Monday, June 12, 2006

I'm totally feeling like Monday

I'm sitting here. That's about it. I have a list of things to do a mile long and yet, here I sit. No interesting emails to read and respond to, no one to chat with... I'm looking for any mindless waste of time I can find as that is all I feel capable of at the moment.

My car is in the shop eating money. I hate the feeling of being carless. It's like I have lost my legs. I may not have anywhere to go, but I know I can't if I wanted to. I hate it.

The weekend was good. I made quite a bit of money at the Steakhouse and my kids had a nice time with my mom and dad for two evenings. Sunday we went to my employer's lake house for an employee picnic and that was awesome. Well, right up until the kids had to return the baby turtle and crayfish to the lake which brought on a couple of unusually explosive set of tantrums just as we were leaving and in front of all of my co-workers and employers. Embarrassing, to say the least. But, the boys were tired, and we are all sick with summer colds, so I attribute some of the behavior to a general feeling of unwellness. I am feeling particularly crappy today. I'm thinking that I'm in the sinus infection stage because I have been dizzy all morning. Which leads me to my lack of ambition this very moment. NO MORE NYQUIL FOR ME! That stuff knocked me out, but made me feel horrible the next morning. I took a 1/2 dose yesturday and felt like I was going to be sick. I even had to take a bucket to bed with me just in case.

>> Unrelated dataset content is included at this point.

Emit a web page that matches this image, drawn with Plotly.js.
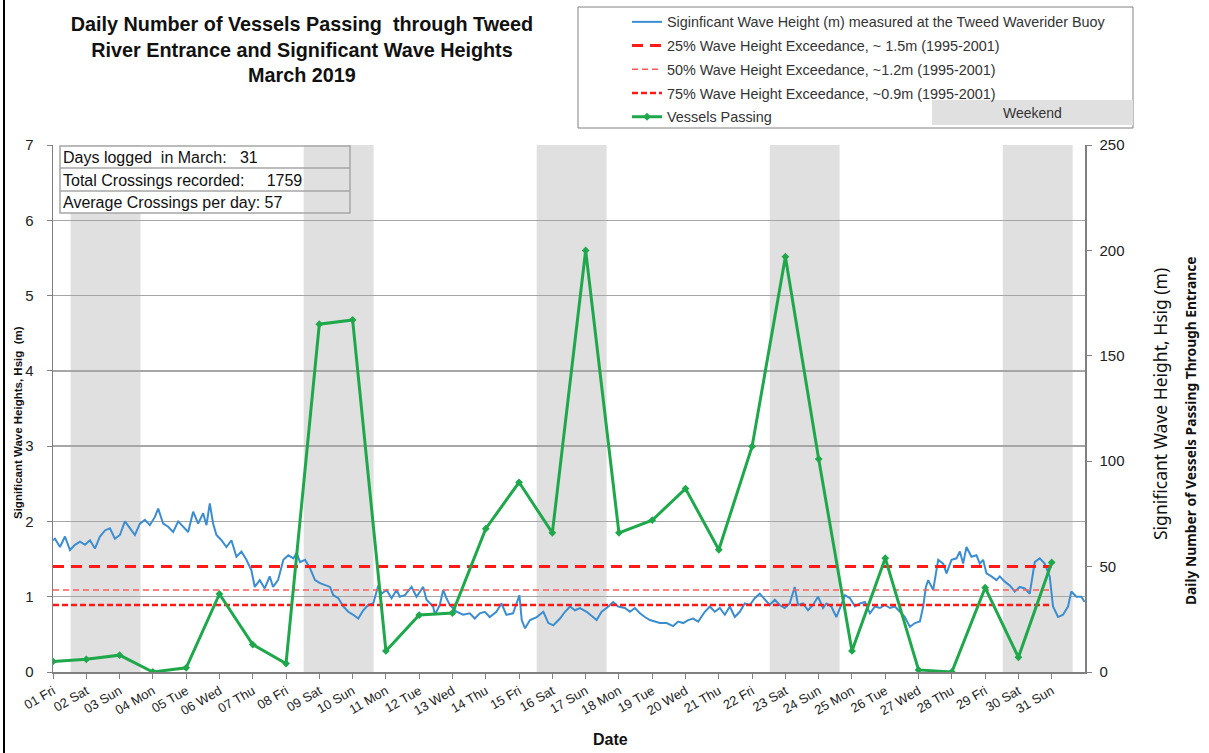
<!DOCTYPE html>
<html><head><meta charset="utf-8">
<script src="https://cdn.plot.ly/plotly-3.0.1.min.js"></script>
<style>html,body{margin:0;padding:0;background:#fff}#chart{width:1209px;height:753px}</style>
</head><body><div id="chart"></div>
<script>
// ---------- DATA ----------
const dayNumbers = [1,2,3,4,5,6,7,8,9,10,11,12,13,14,15,16,17,18,19,20,21,22,23,24,25,26,27,28,29,30,31];
const dayLabels = ['01 Fri','02 Sat','03 Sun','04 Mon','05 Tue','06 Wed','07 Thu','08 Fri','09 Sat','10 Sun',
  '11 Mon','12 Tue','13 Wed','14 Thu','15 Fri','16 Sat','17 Sun','18 Mon','19 Tue','20 Wed','21 Thu','22 Fri',
  '23 Sat','24 Sun','25 Mon','26 Tue','27 Wed','28 Thu','29 Fri','30 Sat','31 Sun'];
const vesselCounts = [5,6,8,0,2,37,13,4,165,167,10,27,28,68,90,66,200,66,72,87,58,107,197,101,10,54,1,0,40,7,52];
const weekendSaturdays = [2,9,16,23,30];
const waveDay = [1.00,1.06,1.21,1.36,1.51,1.66,1.81,1.96,2.11,2.26,2.41,2.56,2.71,2.86,3.01,3.16,3.31,3.46,3.61,3.76,3.91,
  4.06,4.16,4.31,4.46,4.61,4.76,4.91,5.06,5.21,5.36,5.51,5.61,5.71,5.81,5.91,6.06,6.21,6.36,6.51,6.66,6.81,6.96,
  7.06,7.21,7.36,7.51,7.61,7.76,7.92,8.07,8.22,8.32,8.42,8.57,8.72,8.87,9.02,9.17,9.32,9.42,9.57,9.72,9.87,
  10.02,10.17,10.32,10.47,10.62,10.77,10.87,11.02,11.17,11.32,11.42,11.57,11.77,11.92,12.12,12.22,12.42,12.47,
  12.62,12.72,12.82,12.92,13.12,13.32,13.52,13.67,13.82,13.97,14.12,14.32,14.47,14.62,14.82,15.01,15.08,15.18,
  15.33,15.53,15.73,15.88,16.03,16.23,16.38,16.53,16.68,16.83,17.03,17.23,17.33,17.48,17.63,17.83,17.98,18.18,
  18.33,18.48,18.63,18.78,18.93,19.08,19.23,19.43,19.63,19.78,19.93,20.08,20.23,20.38,20.58,20.73,20.88,21.03,
  21.18,21.33,21.48,21.63,21.78,21.93,22.08,22.23,22.38,22.53,22.68,22.83,22.98,23.13,23.28,23.38,23.53,23.68,
  23.83,23.98,24.13,24.23,24.38,24.53,24.64,24.79,24.94,25.09,25.24,25.39,25.54,25.69,25.84,25.99,26.14,26.29,
  26.44,26.59,26.74,26.89,27.04,27.14,27.22,27.29,27.44,27.59,27.74,27.84,27.99,28.14,28.24,28.34,28.44,28.59,
  28.74,28.84,28.94,29.04,29.19,29.34,29.44,29.59,29.74,29.89,30.04,30.19,30.34,30.49,30.64,30.79,30.94,31.04,
  31.19,31.34,31.49,31.59,31.74,31.89,31.99];
const waveHs = [1.75,1.77,1.66,1.80,1.62,1.69,1.73,1.69,1.75,1.64,1.80,1.88,1.91,1.77,1.82,2.00,1.91,1.82,1.97,2.02,1.95,
  2.06,2.17,1.97,1.93,1.86,2.00,1.93,1.86,2.13,1.97,2.11,1.95,2.24,1.97,1.82,1.75,1.66,1.75,1.53,1.60,1.49,1.35,
  1.13,1.22,1.11,1.27,1.13,1.22,1.49,1.55,1.51,1.58,1.46,1.49,1.38,1.22,1.18,1.15,1.13,1.02,0.98,0.87,0.80,
  0.76,0.71,0.82,0.89,0.91,1.15,1.04,1.09,0.98,1.09,1.00,1.02,1.13,1.00,1.13,0.96,0.87,0.76,
  0.89,1.09,0.98,0.89,0.80,0.76,0.78,0.71,0.78,0.80,0.73,0.80,0.91,0.76,0.78,1.02,0.69,0.58,
  0.69,0.73,0.80,0.65,0.62,0.71,0.80,0.87,0.82,0.85,0.80,0.73,0.69,0.80,0.85,0.93,0.87,0.85,
  0.80,0.85,0.78,0.73,0.69,0.67,0.65,0.65,0.61,0.67,0.65,0.69,0.71,0.67,0.80,0.87,0.80,0.85,
  0.76,0.87,0.73,0.80,0.91,0.89,0.98,1.04,0.96,0.89,0.96,0.89,0.85,0.91,1.13,0.89,0.91,0.82,
  0.89,1.00,0.85,0.91,0.87,0.73,0.85,1.02,0.98,0.87,0.91,0.93,0.78,0.87,0.85,0.89,0.85,0.87,
  0.80,0.73,0.60,0.65,0.67,0.87,1.13,1.22,1.09,1.49,1.44,1.31,1.49,1.51,1.60,1.44,1.66,1.53,
  1.55,1.44,1.49,1.31,1.27,1.22,1.27,1.20,1.15,1.07,1.13,1.11,1.04,1.46,1.51,1.44,1.27,0.87,
  0.73,0.76,0.87,1.07,1.00,1.00,0.93];
const exceedanceLevels = [1.40, 1.09, 0.89];
const exceedanceSpan = [1, 31];
const seriesNames = ['Siginficant Wave Height (m) measured at the Tweed Waverider Buoy',
  '25% Wave Height Exceedance, ~ 1.5m (1995-2001)',
  '50% Wave Height Exceedance, ~1.2m (1995-2001)',
  '75% Wave Height Exceedance, ~0.9m (1995-2001)',
  'Vessels Passing'];
const statLines = ['Days logged\u00a0 in March:\u00a0\u00a0 31',
  'Total Crossings recorded:\u00a0\u00a0\u00a0\u00a0 1759',
  'Average Crossings per day: 57'];

// ---------- LAYOUT HELPERS (pixel -> paper) ----------
const W = 1209, H = 753;
const ML = 53, MR = 1209 - 1085, MT = 145, MB = 753 - 672;
const PW = W - ML - MR, PH = H - MT - MB;
const xp = px => (px - ML) / PW;
const yp = py => (H - MB - py) / PH;

const FONT = 'Liberation Sans, Arial, sans-serif';
const GREEN = '#1FA84B', BLUE = '#3C8DD0', RED = '#FF1A1A';

const traces = [
  {x: waveDay, y: waveHs, type: 'scatter', mode: 'lines', name: seriesNames[0],
   line: {color: BLUE, width: 2}, legendgroup: 'a'},
  {x: exceedanceSpan, y: [exceedanceLevels[0], exceedanceLevels[0]], type: 'scatter', mode: 'lines', name: seriesNames[1],
   line: {color: RED, width: 3, dash: '11px,7px'}, legendgroup: 'b'},
  {x: exceedanceSpan, y: [exceedanceLevels[1], exceedanceLevels[1]], type: 'scatter', mode: 'lines', name: seriesNames[2],
   line: {color: '#FF5A5A', width: 1.5, dash: '6px,4px'}, legendgroup: 'c'},
  {x: exceedanceSpan, y: [exceedanceLevels[2], exceedanceLevels[2]], type: 'scatter', mode: 'lines', name: seriesNames[3],
   line: {color: RED, width: 2.5, dash: '6px,3px'}, legendgroup: 'd'},
  {x: dayNumbers, y: vesselCounts, type: 'scatter', mode: 'lines+markers', name: seriesNames[4], yaxis: 'y2',
   line: {color: GREEN, width: 3}, marker: {symbol: 'diamond', size: 6, color: GREEN}, legendgroup: 'e'}
];

const shapes = [];
weekendSaturdays.forEach(s => shapes.push({type: 'rect', xref: 'x', yref: 'paper', x0: s - 0.47, x1: s + 1.63, y0: 0, y1: 1,
  fillcolor: '#E0E0E0', line: {width: 0}, layer: 'below'}));
// stats table
shapes.push({type: 'rect', xref: 'paper', yref: 'paper', x0: xp(60), x1: xp(303), y0: yp(213), y1: yp(146),
  fillcolor: '#FFFFFF', line: {width: 0}, layer: 'below'});
shapes.push({type: 'rect', xref: 'paper', yref: 'paper', x0: xp(60), x1: xp(350), y0: yp(213), y1: yp(146),
  fillcolor: 'rgba(0,0,0,0)', line: {color: '#A6A6A6', width: 1.5}, layer: 'above'});
[168, 191].forEach(py => shapes.push({type: 'line', xref: 'paper', yref: 'paper', x0: xp(60), x1: xp(350), y0: yp(py), y1: yp(py),
  line: {color: '#A6A6A6', width: 1.5}, layer: 'above'}));
// legend frame and weekend key
shapes.push({type: 'rect', xref: 'paper', yref: 'paper', x0: xp(578), x1: xp(1133), y0: yp(128), y1: yp(7),
  fillcolor: 'rgba(0,0,0,0)', line: {color: '#808080', width: 1}});
shapes.push({type: 'rect', xref: 'paper', yref: 'paper', x0: xp(932), x1: xp(1133), y0: yp(125), y1: yp(100),
  fillcolor: '#E0E0E0', line: {width: 0}});
// outer left border
shapes.push({type: 'line', xref: 'paper', yref: 'paper', x0: xp(4), x1: xp(4), y0: yp(753), y1: yp(0),
  line: {color: '#000', width: 2}});

const ann = (px, py, text, font, extra) => Object.assign({xref: 'paper', yref: 'paper', x: xp(px), y: yp(py),
  xanchor: 'center', yanchor: 'middle', showarrow: false, text: text, font: font}, extra || {});

const annotations = statLines.map((t, i) => ann(61, [157, 180, 202][i], t,
  {family: FONT, size: 16, color: '#111'}, {xanchor: 'left'}));
annotations.push(ann(1032, 113, 'Weekend', {family: FONT, size: 14, color: '#333'}));
annotations.push(ann(610, 740, '<b>Date</b>', {family: FONT, size: 16, color: '#111'}));
annotations.push(ann(18, 423, '<b>Significant Wave Heights, Hsig\u00a0 (m)</b>',
  {family: FONT, size: 11.5, color: '#111'}, {textangle: -90}));
annotations.push(ann(1160, 404, 'Significant Wave Height, Hsig (m)',
  {family: 'Noto Sans, sans-serif', size: 17.5, color: '#111'}, {textangle: -90}));
annotations.push(ann(1190, 431, '<b>Daily Number of Vessels Passing Through Entrance</b>',
  {family: 'Noto Sans, sans-serif', size: 13.8, color: '#111'}, {textangle: -90}));

const layout = {
  width: W, height: H,
  margin: {l: ML, r: MR, t: MT, b: MB, pad: 0, autoexpand: false},
  paper_bgcolor: '#fff', plot_bgcolor: 'rgba(0,0,0,0)',
  font: {family: FONT, size: 13, color: '#222'},
  title: {text: '<b>Daily Number of Vessels Passing\u00a0 through Tweed<br>River Entrance and Significant Wave Heights<br>March 2019</b>',
    font: {family: FONT, size: 19.8, color: '#111'}, xref: 'container', yref: 'container',
    x: 302 / W, xanchor: 'center', y: 1 - 31 / H, yanchor: 'top'},
  xaxis: {range: [1, 32], tickmode: 'array', tickvals: dayNumbers, ticktext: dayLabels, tickangle: -30,
    ticks: 'outside', ticklen: 5, tickcolor: '#808080', showline: true, linecolor: '#808080', linewidth: 1.5,
    showgrid: false, zeroline: false, tickfont: {family: FONT, size: 13, color: '#222'}, automargin: false},
  yaxis: {range: [0, 7], dtick: 1, ticks: 'outside', ticklen: 5, tickcolor: '#808080', showline: true,
    linecolor: '#808080', linewidth: 1.5, showgrid: true, gridcolor: '#A6A6A6', gridwidth: 1.5, zeroline: false,
    tickfont: {family: FONT, size: 15, color: '#222'}, ticklabelstandoff: 10, automargin: false},
  yaxis2: {range: [0, 250], dtick: 50, overlaying: 'y', side: 'right', ticks: 'outside', ticklen: 5, tickcolor: '#808080',
    showline: true, linecolor: '#808080', linewidth: 1.5, showgrid: false, zeroline: false,
    tickfont: {family: FONT, size: 15, color: '#222'}, ticklabelstandoff: 5, automargin: false},
  showlegend: true,
  legend: {x: xp(627), y: yp(6), xanchor: 'left', yanchor: 'top', bgcolor: 'rgba(0,0,0,0)', borderwidth: 0,
    font: {family: FONT, size: 14.4, color: '#333'}, traceorder: 'grouped', tracegroupgap: 2, itemwidth: 30},
  shapes: shapes,
  annotations: annotations
};

Plotly.newPlot('chart', traces, layout, {displayModeBar: false, staticPlot: true});
</script></body></html>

Tomorrow is 'hair' day. I havent' had it cut in a year. Getting highlights. My friend Tina has been telling me for two weeks she can't wait to see it. Last Thursday she asked me if she could come with me. She said that I will probably be there for 3 or 4 hours so she would keep me company. I love that girl! I had been contemplating cancelling because it's going to cost quite a bit, but it's time I did something for myself. So...here goes. I need a change.

I'm going to quit blabbing and start knocking things off my list. I'll kick myself for the rest of the week for wasting an entire day...It's a good thing no one is around because I would happily sit here feeling shitty doing nothing. Maybe if I get it all done, I will treat myself to that movie Tina and I have been talking about seeing. Over and out.